===== SOURCE EXCERPT =====
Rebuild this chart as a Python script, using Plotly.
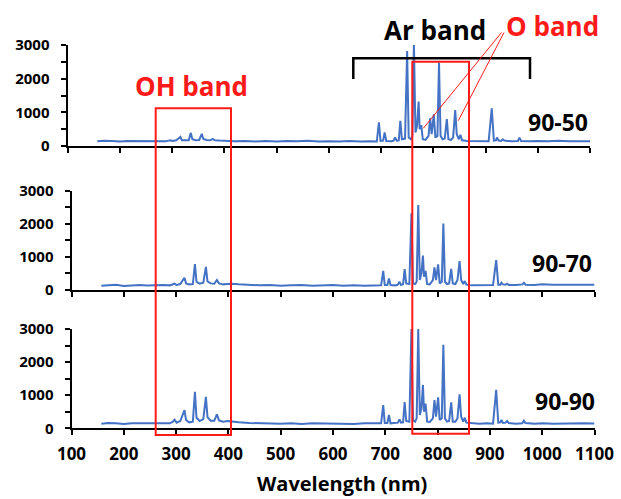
import plotly.graph_objects as go

# ---------------- data ----------------
wavelength = [157, 170, 185, 200, 215, 230, 245, 260, 275, 288, 294, 297, 301, 308, 313, 316, 319, 325,
              332, 336, 339, 345, 352, 357, 360, 366, 373, 378, 382, 390, 398, 405, 420, 440, 460, 480,
              500, 520, 540, 560, 580, 600, 620, 640, 660, 680, 692, 696, 699, 704, 707, 710, 720, 724,
              727, 730, 734, 737, 740, 746, 750, 753, 757, 760, 763, 766, 769, 772, 774, 777, 780, 785,
              791, 794, 797, 801, 804, 808, 811, 814, 818, 822, 826, 829, 834, 838, 842, 845, 849, 852,
              855, 865, 880, 895, 906, 912, 916, 920, 922, 925, 930, 933, 936, 950, 962, 965, 968, 985,
              1000, 1020, 1040, 1060, 1080, 1100]

counts_90_50 = [140, 155, 150, 130, 145, 140, 150, 135, 145, 140, 160, 170, 150, 170, 230, 270, 170, 160,
                170, 390, 200, 170, 180, 360, 210, 180, 170, 210, 170, 160, 150, 160, 140, 150, 130, 145,
                130, 150, 140, 155, 130, 140, 130, 145, 130, 140, 135, 700, 150, 160, 400, 150, 140, 160,
                250, 160, 170, 750, 200, 220, 2820, 250, 200, 300, 3050, 400, 600, 1320, 500, 620, 200, 180,
                300, 820, 350, 940, 250, 300, 2480, 300, 200, 220, 800, 200, 180, 250, 1070, 350, 200, 330,
                170, 150, 140, 150, 140, 1120, 160, 170, 250, 160, 150, 200, 160, 140, 150, 250, 150, 140,
                150, 140, 155, 140, 150, 140]

counts_90_70 = [130, 150, 155, 120, 140, 150, 135, 145, 150, 140, 170, 190, 150, 180, 300, 370, 200, 170,
                180, 780, 250, 190, 220, 700, 260, 200, 190, 300, 200, 170, 180, 190, 170, 150, 140, 150,
                130, 140, 150, 130, 140, 150, 130, 145, 130, 140, 140, 575, 150, 150, 350, 150, 140, 160,
                250, 150, 170, 630, 200, 180, 2320, 200, 180, 250, 2570, 300, 500, 1040, 400, 575, 180, 170,
                300, 685, 300, 775, 200, 250, 2010, 250, 180, 200, 635, 200, 180, 300, 875, 300, 180, 270,
                160, 140, 150, 140, 150, 905, 160, 160, 220, 170, 160, 190, 150, 150, 170, 220, 160, 150,
                170, 160, 150, 160, 155, 160]

counts_90_90 = [140, 160, 150, 130, 150, 145, 160, 140, 150, 150, 200, 260, 170, 220, 420, 550, 250, 180,
                200, 1100, 320, 220, 280, 950, 340, 230, 230, 420, 240, 200, 220, 200, 180, 160, 150, 160,
                140, 150, 130, 150, 140, 150, 140, 130, 150, 140, 150, 700, 160, 160, 400, 150, 150, 170,
                270, 170, 180, 790, 220, 200, 3000, 250, 200, 300, 3000, 400, 600, 1310, 500, 750, 200, 190,
                300, 850, 350, 935, 250, 300, 2520, 300, 200, 220, 785, 200, 200, 300, 1025, 350, 200, 320,
                170, 150, 140, 150, 140, 1160, 170, 180, 250, 160, 170, 220, 160, 140, 150, 230, 160, 140,
                150, 140, 150, 140, 150, 145]

panel_labels = ["90-50", "90-70", "90-90"]
x_tick_values = [100, 200, 300, 400, 500, 600, 700, 800, 900, 1000, 1100]
y_tick_values = [0, 500, 1000, 1500, 2000, 2500, 3000]
y_tick_labels = ["0", "", "1000", "", "2000", "", "3000"]
x_title = "Wavelength (nm)"
band_labels = ["OH band", "Ar band", "O band"]

# ---------------- layout helpers ----------------
W, H = 621, 499


def fx(p):
    return p / W


def fy(p):
    return 1 - p / H


BLUE = "#4472C4"
RED = "#FF1A1A"
FONT = "Open Sans"

# pixel geometry of each panel: (left, right, top(3000), bottom(0))
panel_px = [(67.5, 590, 45, 146), (71.5, 594.5, 190.7, 290), (71.5, 594.5, 329, 428.3)]
series = [counts_90_50, counts_90_70, counts_90_90]
label_pos = [(558, 122), (562, 263), (565, 401)]

fig = go.Figure()
layout = dict(
    width=W, height=H, margin=dict(l=0, r=0, t=0, b=0),
    paper_bgcolor="white", plot_bgcolor="white", showlegend=False,
)

for i, (ys, (l, r, t, b)) in enumerate(zip(series, panel_px)):
    n = "" if i == 0 else str(i + 1)
    fig.add_trace(go.Scatter(x=wavelength, y=ys, mode="lines",
                             line=dict(color=BLUE, width=2),
                             xaxis="x" + n, yaxis="y" + n, hoverinfo="skip"))
    last = i == 2
    layout["xaxis" + n] = dict(
        domain=[fx(l), fx(r)], anchor="y" + n, range=[100, 1100],
        tickvals=x_tick_values, showticklabels=last,
        ticks="outside", ticklen=5, tickwidth=1.5, tickcolor="black",
        showline=True, linewidth=2, linecolor="black",
        showgrid=False, zeroline=False, automargin=False,
        tickfont=dict(family=FONT, size=17, color="black", weight="bold"),
        ticklabelstandoff=4,
    )
    layout["yaxis" + n] = dict(
        domain=[fy(b), fy(t)], anchor="x" + n, range=[0, 3000],
        tickvals=y_tick_values, ticktext=y_tick_labels,
        ticks="outside", ticklen=5, tickwidth=1.5, tickcolor="black",
        showline=True, linewidth=2, linecolor="black",
        showgrid=False, zeroline=False, automargin=False,
        tickfont=dict(family=FONT, size=15, color="black", weight="bold"),
        ticklabelstandoff=8,
    )

fig.update_layout(**layout)

annotations = []
for lab, (cx, cy) in zip(panel_labels, label_pos):
    annotations.append(dict(text=lab, x=fx(cx), y=fy(cy), xref="paper", yref="paper",
                            xanchor="center", yanchor="middle", showarrow=False,
                            font=dict(family=FONT, size=23, color="black", weight="bold")))

annotations.append(dict(text=band_labels[0], x=fx(191), y=fy(86), xref="paper", yref="paper",
                        xanchor="center", yanchor="middle", showarrow=False,
                        font=dict(family=FONT, size=26, color=RED, weight="bold")))
annotations.append(dict(text=band_labels[1], x=fx(435), y=fy(30), xref="paper", yref="paper",
                        xanchor="center", yanchor="middle", showarrow=False,
                        font=dict(family=FONT, size=26, color="black", weight="bold")))
annotations.append(dict(text=band_labels[2], x=fx(552), y=fy(26), xref="paper", yref="paper",
                        xanchor="center", yanchor="middle", showarrow=False,
                        font=dict(family=FONT, size=26, color=RED, weight="bold")))
annotations.append(dict(text=x_title, x=fx(342), y=fy(499), xref="paper", yref="paper",
                        xanchor="center", yanchor="bottom", showarrow=False,
                        font=dict(family=FONT, size=20, color="black", weight="bold")))

shapes = [
    # OH band box
    dict(type="rect", xref="paper", yref="paper", x0=fx(155.7), x1=fx(231), y0=fy(435), y1=fy(108.3),
         line=dict(color=RED, width=2)),
    # O band box
    dict(type="rect", xref="paper", yref="paper", x0=fx(412.3), x1=fx(469), y0=fy(433.7), y1=fy(61.7),
         line=dict(color=RED, width=2)),
    # Ar band bracket
    dict(type="path", xref="paper", yref="paper",
         path=f"M {fx(353.3)},{fy(79)} L {fx(353.3)},{fy(58.3)} L {fx(530)},{fy(58.3)} L {fx(530)},{fy(79)}",
         line=dict(color="black", width=2.5)),
    # O band pointers
    dict(type="line", xref="paper", yref="paper", x0=fx(501.5), y0=fy(32.5), x1=fx(423.3), y1=fy(128.3),
         line=dict(color=RED, width=1)),
    dict(type="line", xref="paper", yref="paper", x0=fx(504), y0=fy(32.5), x1=fx(458.3), y1=fy(120.7),
         line=dict(color=RED, width=1)),
]

fig.update_layout(annotations=annotations, shapes=shapes)
fig.write_html("out.html")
=====
• WHAT YOU ARE ASKED TO DO:
Starting with the first line of the data above and ending with the line containing "1000, 1020, 1040, 1060, 1080, 1100]", please restate every line exactly, leaving images out.

• REPLY:
Rebuild this chart as a Python script, using Plotly.
import plotly.graph_objects as go

# ---------------- data ----------------
wavelength = [157, 170, 185, 200, 215, 230, 245, 260, 275, 288, 294, 297, 301, 308, 313, 316, 319, 325,
              332, 336, 339, 345, 352, 357, 360, 366, 373, 378, 382, 390, 398, 405, 420, 440, 460, 480,
              500, 520, 540, 560, 580, 600, 620, 640, 660, 680, 692, 696, 699, 704, 707, 710, 720, 724,
              727, 730, 734, 737, 740, 746, 750, 753, 757, 760, 763, 766, 769, 772, 774, 777, 780, 785,
              791, 794, 797, 801, 804, 808, 811, 814, 818, 822, 826, 829, 834, 838, 842, 845, 849, 852,
              855, 865, 880, 895, 906, 912, 916, 920, 922, 925, 930, 933, 936, 950, 962, 965, 968, 985,
              1000, 1020, 1040, 1060, 1080, 1100]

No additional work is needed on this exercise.